- WORK TO COMPLETE: Retype the lines from the first one in the records down to the line containing "Serif', 'Times New", counting both, and leave out any pictures.

- INFORMATION GIVEN:
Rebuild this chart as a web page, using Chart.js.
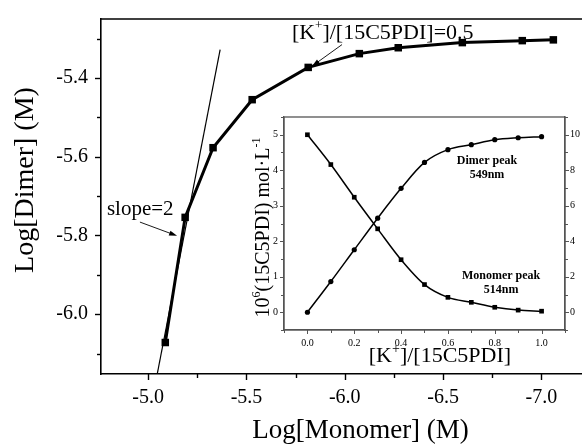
<!DOCTYPE html>
<html>
<head>
<meta charset="utf-8">
<script src="https://cdn.jsdelivr.net/npm/chart.js@4/dist/chart.umd.min.js"></script>
<style>
  body { margin: 0; background: #fff; }
  #wrap { position: relative; width: 582px; height: 447px; overflow: hidden; background: #fff; }
  #main { position: absolute; left: 0; top: 0; }
  #inset { position: absolute; left: 236px; top: 108px; }
</style>
</head>
<body>
<div id="wrap">
  <canvas id="main" width="620" height="447"></canvas>
  <canvas id="inset" width="360" height="264"></canvas>
</div>
<script>
const SERIF = "'Liberation Serif', 'Times New Roman', serif";

// main plot: log[monomer] vs log[dimer]
const MAIN_X = [-5.087, -5.188, -5.330, -5.529, -5.814, -6.074, -6.272, -6.598, -6.903, -7.061];
const MAIN_Y = [-6.072, -5.754, -5.577, -5.455, -5.373, -5.338, -5.323, -5.310, -5.305, -5.303];
const SLOPE_X = [-5.046, -5.366];
const SLOPE_Y = [-6.152, -5.328];
const MAIN_X_TICKS = [-5.0, -5.5, -6.0, -6.5, -7.0];
const MAIN_Y_TICKS = [-6.0, -5.8, -5.6, -5.4];

// inset: titration
const RATIO = [0, 0.1, 0.2, 0.3, 0.4, 0.5, 0.6, 0.7, 0.8, 0.9, 1.0];
const MONOMER = [5.0, 4.16, 3.24, 2.35, 1.48, 0.78, 0.42, 0.28, 0.14, 0.06, 0.03];
const DIMER = [0, 1.73, 3.52, 5.3, 6.98, 8.44, 9.16, 9.44, 9.72, 9.83, 9.89];
const INSET_X_TICKS = [0, 0.2, 0.4, 0.6, 0.8, 1.0];
const INSET_LEFT_TICKS = [0, 1, 2, 3, 4, 5];
const INSET_RIGHT_TICKS = [0, 2, 4, 6, 8, 10];

const pts = (xs, ys) => xs.map((x, i) => ({ x, y: ys[i] }));
const fixTicks = list => s => { s.ticks = list.map(v => ({ value: v })); };

function arrow(ctx, x1, y1, x2, y2) {
  const a = Math.atan2(y2 - y1, x2 - x1);
  ctx.beginPath();
  ctx.moveTo(x1, y1);
  ctx.lineTo(x2 - 6 * Math.cos(a), y2 - 6 * Math.sin(a));
  ctx.stroke();
  ctx.beginPath();
  ctx.moveTo(x2, y2);
  ctx.lineTo(x2 - 8 * Math.cos(a) + 2.5 * Math.sin(a), y2 - 8 * Math.sin(a) - 2.5 * Math.cos(a));
  ctx.lineTo(x2 - 8 * Math.cos(a) - 2.5 * Math.sin(a), y2 - 8 * Math.sin(a) + 2.5 * Math.cos(a));
  ctx.closePath();
  ctx.fill();
}

// text made of pieces, some raised as superscripts
function richText(ctx, parts, x, y) {
  parts.forEach(([t, f, dy]) => {
    ctx.font = f + 'px ' + SERIF;
    ctx.fillText(t, x, y + dy);
    x += ctx.measureText(t).width;
  });
}
function richWidth(ctx, parts) {
  let w = 0;
  parts.forEach(([t, f]) => { ctx.font = f + 'px ' + SERIF; w += ctx.measureText(t).width; });
  return w;
}

// draws major + minor tick marks outside the axes
const tickMarks = {
  id: 'tickMarks',
  afterDraw(chart, args, opts) {
    const ctx = chart.ctx, ca = chart.chartArea;
    ctx.save();
    ctx.strokeStyle = opts.color;
    ctx.lineWidth = opts.width;
    opts.axes.forEach(a => {
      const s = chart.scales[a.id];
      const marks = [];
      a.major.forEach(v => marks.push([v, a.len]));
      for (let v = Math.ceil(s.min / a.minor) * a.minor; v <= s.max + 1e-9; v += a.minor) {
        if (!a.major.some(m => Math.abs(m - v) < 1e-6)) marks.push([v, a.minorLen]);
      }
      marks.forEach(([v, len]) => {
        const p = Math.round(s.getPixelForValue(v)) + 0.5;
        ctx.beginPath();
        if (a.side === 'bottom') { ctx.moveTo(p, ca.bottom); ctx.lineTo(p, ca.bottom + len); }
        if (a.side === 'left') { ctx.moveTo(ca.left, p); ctx.lineTo(ca.left - len, p); }
        if (a.side === 'right') { ctx.moveTo(ca.right, p); ctx.lineTo(ca.right + len, p); }
        ctx.stroke();
      });
    });
    ctx.restore();
  }
};

const mainNotes = {
  id: 'mainNotes',
  afterDraw(chart) {
    const ctx = chart.ctx, sx = chart.scales.x, sy = chart.scales.y, ca = chart.chartArea;
    const P = (x, y) => [sx.getPixelForValue(x), sy.getPixelForValue(y)];
    ctx.save();
    // top frame line
    ctx.strokeStyle = '#000';
    ctx.lineWidth = 1.6;
    ctx.beginPath();
    ctx.moveTo(ca.left, ca.top);
    ctx.lineTo(ca.right, ca.top);
    ctx.stroke();

    ctx.fillStyle = '#000';
    ctx.textBaseline = 'alphabetic';
    ctx.textAlign = 'left';
    ctx.font = '21px ' + SERIF;
    let [tx, ty] = P(-4.79, -5.748);
    ctx.fillText('slope=2', tx, ty);

    [tx, ty] = P(-5.731, -5.300);
    richText(ctx, [['[K', 22, 0], ['+', 13, -10], [']/[15C5PDI]=0.5', 22, 0]], tx, ty);

    ctx.lineWidth = 0.9;
    arrow(ctx, ...P(-4.958, -5.766), ...P(-5.147, -5.801));
    arrow(ctx, ...P(-5.986, -5.315), ...P(-5.833, -5.370));

    // y axis title
    ctx.translate(33, 180);
    ctx.rotate(-Math.PI / 2);
    ctx.textAlign = 'center';
    ctx.font = '28px ' + SERIF;
    ctx.fillText('Log[Dimer] (M)', 0, 0);
    ctx.restore();
  }
};

new Chart(document.getElementById('main'), {
  type: 'line',
  data: {
    datasets: [
      {
        data: pts(SLOPE_X, SLOPE_Y),
        borderColor: '#000', borderWidth: 1.2, pointRadius: 0, fill: false
      },
      {
        data: pts(MAIN_X, MAIN_Y),
        borderColor: '#000', borderWidth: 3, fill: false,
        pointStyle: 'rect', pointRadius: 5.3, pointBackgroundColor: '#000', pointBorderWidth: 0
      }
    ]
  },
  options: {
    responsive: false,
    animation: false,
    events: [],
    layout: { padding: { top: 12, left: 0, right: 0, bottom: 0 }, autoPadding: false },
    scales: {
      x: {
        type: 'linear', reverse: true, min: -7.4, max: -4.76,
        afterBuildTicks: fixTicks(MAIN_X_TICKS),
        afterFit: s => { s.height = 73; },
        grid: { display: false, tickLength: 6 },
        border: { display: true, color: '#000', width: 1.6 },
        ticks: { color: '#000', padding: 6, maxRotation: 0, font: { family: SERIF, size: 20 }, callback: v => v.toFixed(1) },
        title: { display: true, text: 'Log[Monomer] (M)', color: '#000', padding: { top: 0, bottom: 0 }, font: { family: SERIF, size: 27 } }
      },
      y: {
        type: 'linear', min: -6.152, max: -5.25,
        afterBuildTicks: fixTicks(MAIN_Y_TICKS),
        afterFit: s => { s.width = 101; },
        grid: { display: false, tickLength: 6 },
        border: { display: true, color: '#000', width: 1.6 },
        ticks: { color: '#000', padding: 7, font: { family: SERIF, size: 20 }, callback: v => v.toFixed(1) }
      }
    },
    plugins: {
      legend: { display: false },
      tooltip: { enabled: false },
      tickMarks: {
        color: '#000', width: 1.4,
        axes: [
          { id: 'x', side: 'bottom', major: MAIN_X_TICKS, minor: 0.25, len: 6, minorLen: 4 },
          { id: 'y', side: 'left', major: MAIN_Y_TICKS, minor: 0.1, len: 6, minorLen: 4 }
        ]
      }
    }
  },
  plugins: [tickMarks, mainNotes]
});

const insetBox = {
  id: 'insetBox',
  beforeDraw(chart) {
    const ctx = chart.ctx, ca = chart.chartArea;
    ctx.save();
    ctx.fillStyle = '#fff';
    ctx.fillRect(ca.left, ca.top, ca.right - ca.left, ca.bottom - ca.top);
    ctx.restore();
  },
  afterDraw(chart) {
    const ctx = chart.ctx, ca = chart.chartArea, sx = chart.scales.x, sy = chart.scales.y;
    ctx.save();
    ctx.strokeStyle = '#555';
    ctx.lineWidth = 1.3;
    ctx.strokeRect(ca.left, ca.top, ca.right - ca.left, ca.bottom - ca.top);

    ctx.fillStyle = '#000';
    ctx.textAlign = 'center';
    ctx.textBaseline = 'alphabetic';
    ctx.font = 'bold 12px ' + SERIF;
    ctx.fillText('Dimer peak', sx.getPixelForValue(0.767), sy.getPixelForValue(4.19));
    ctx.fillText('549nm', sx.getPixelForValue(0.767), sy.getPixelForValue(3.77));
    ctx.fillText('Monomer peak', sx.getPixelForValue(0.827), sy.getPixelForValue(0.95));
    ctx.fillText('514nm', sx.getPixelForValue(0.827), sy.getPixelForValue(0.53));

    // x title with superscript
    ctx.textAlign = 'left';
    const parts = [['[K', 22, 0], ['+', 14, -9], [']/[15C5PDI]', 22, 0]];
    richText(ctx, parts, sx.getPixelForValue(0.566) - richWidth(ctx, parts) / 2, ca.bottom + 32);

    // y title rotated
    ctx.translate(33, (ca.top + ca.bottom) / 2 + 4);
    ctx.rotate(-Math.PI / 2);
    const yparts = [['10', 20, 0], ['6', 12, -9], ['(15C5PDI) mol\u00b7L', 20, 0], ['-1', 12, -9]];
    richText(ctx, yparts, -richWidth(ctx, yparts) / 2, 0);
    ctx.restore();
  }
};

new Chart(document.getElementById('inset'), {
  type: 'line',
  data: {
    datasets: [
      {
        data: pts(RATIO, MONOMER), yAxisID: 'y',
        borderColor: '#000', borderWidth: 1.5, cubicInterpolationMode: 'monotone', fill: false,
        pointStyle: 'rect', pointRadius: 3.3, pointBackgroundColor: '#000', pointBorderWidth: 0
      },
      {
        data: pts(RATIO, DIMER), yAxisID: 'y1',
        borderColor: '#000', borderWidth: 1.5, cubicInterpolationMode: 'monotone', fill: false,
        pointStyle: 'circle', pointRadius: 2.6, pointBackgroundColor: '#000', pointBorderWidth: 0
      }
    ]
  },
  options: {
    responsive: false,
    animation: false,
    events: [],
    layout: { padding: { top: 9, left: 0, right: 0, bottom: 0 }, autoPadding: false },
    scales: {
      x: {
        type: 'linear', min: -0.1, max: 1.1,
        afterBuildTicks: fixTicks(INSET_X_TICKS),
        afterFit: s => { s.height = 42; },
        grid: { display: false, tickLength: 4 },
        border: { display: true, color: '#555', width: 1.3 },
        ticks: { color: '#000', padding: 3, maxRotation: 0, font: { family: SERIF, size: 10 }, callback: v => v.toFixed(1) }
      },
      y: {
        type: 'linear', position: 'left', min: -0.5, max: 5.5,
        afterBuildTicks: fixTicks(INSET_LEFT_TICKS),
        afterFit: s => { s.width = 48; },
        grid: { display: false, tickLength: 4 },
        border: { display: true, color: '#555', width: 1.3 },
        ticks: { color: '#000', padding: 2, font: { family: SERIF, size: 10 } }
      },
      y1: {
        type: 'linear', position: 'right', min: -1, max: 11,
        afterBuildTicks: fixTicks(INSET_RIGHT_TICKS),
        afterFit: s => { s.width = 31; },
        grid: { display: false, tickLength: 4 },
        border: { display: true, color: '#555', width: 1.3 },
        ticks: { color: '#000', padding: 1, font: { family: SERIF, size: 10 } }
      }
    },
    plugins: {
      legend: { display: false },
      tooltip: { enabled: false },
      tickMarks: {
        color: '#555', width: 1,
        axes: [
          { id: 'x', side: 'bottom', major: INSET_X_TICKS, minor: 0.1, len: 4, minorLen: 3 },
          { id: 'y', side: 'left', major: INSET_LEFT_TICKS, minor: 0.5, len: 4, minorLen: 3 },
          { id: 'y1', side: 'right', major: INSET_RIGHT_TICKS, minor: 1, len: 4, minorLen: 3 }
        ]
      }
    }
  },
  plugins: [tickMarks, insetBox]
});
</script>
</body>
</html>
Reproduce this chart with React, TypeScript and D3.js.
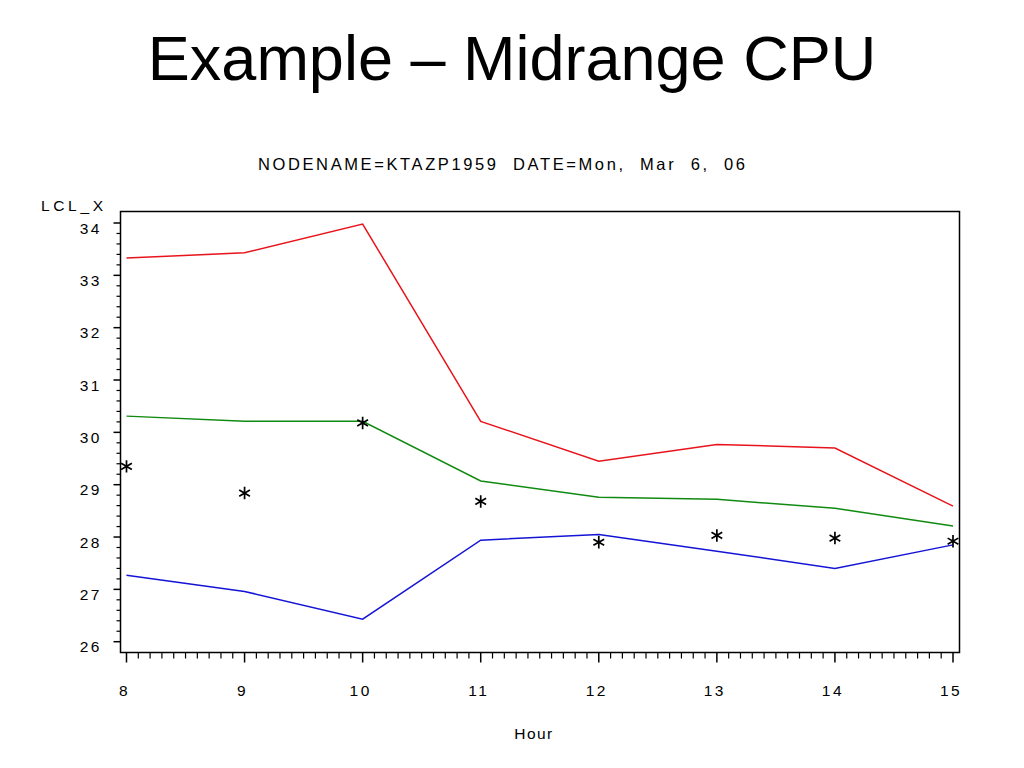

- WRITTEN ANSWER:
Rebuild this chart as a web page, using Chart.js.
<!DOCTYPE html>
<html>
<head>
<meta charset="utf-8">
<script src="https://cdn.jsdelivr.net/npm/chart.js@4/dist/chart.umd.min.js"></script>
<style>
  body { margin: 0; background: #fff; }
  #wrap { position: relative; width: 582px; height: 447px; overflow: hidden; background: #fff; }
  #main { position: absolute; left: 0; top: 0; }
  #inset { position: absolute; left: 236px; top: 108px; }
</style>
</head>
<body>
<div id="wrap">
  <canvas id="main" width="620" height="447"></canvas>
  <canvas id="inset" width="360" height="264"></canvas>
</div>
<script>
const SERIF = "'Liberation Serif', 'Times New Roman', serif";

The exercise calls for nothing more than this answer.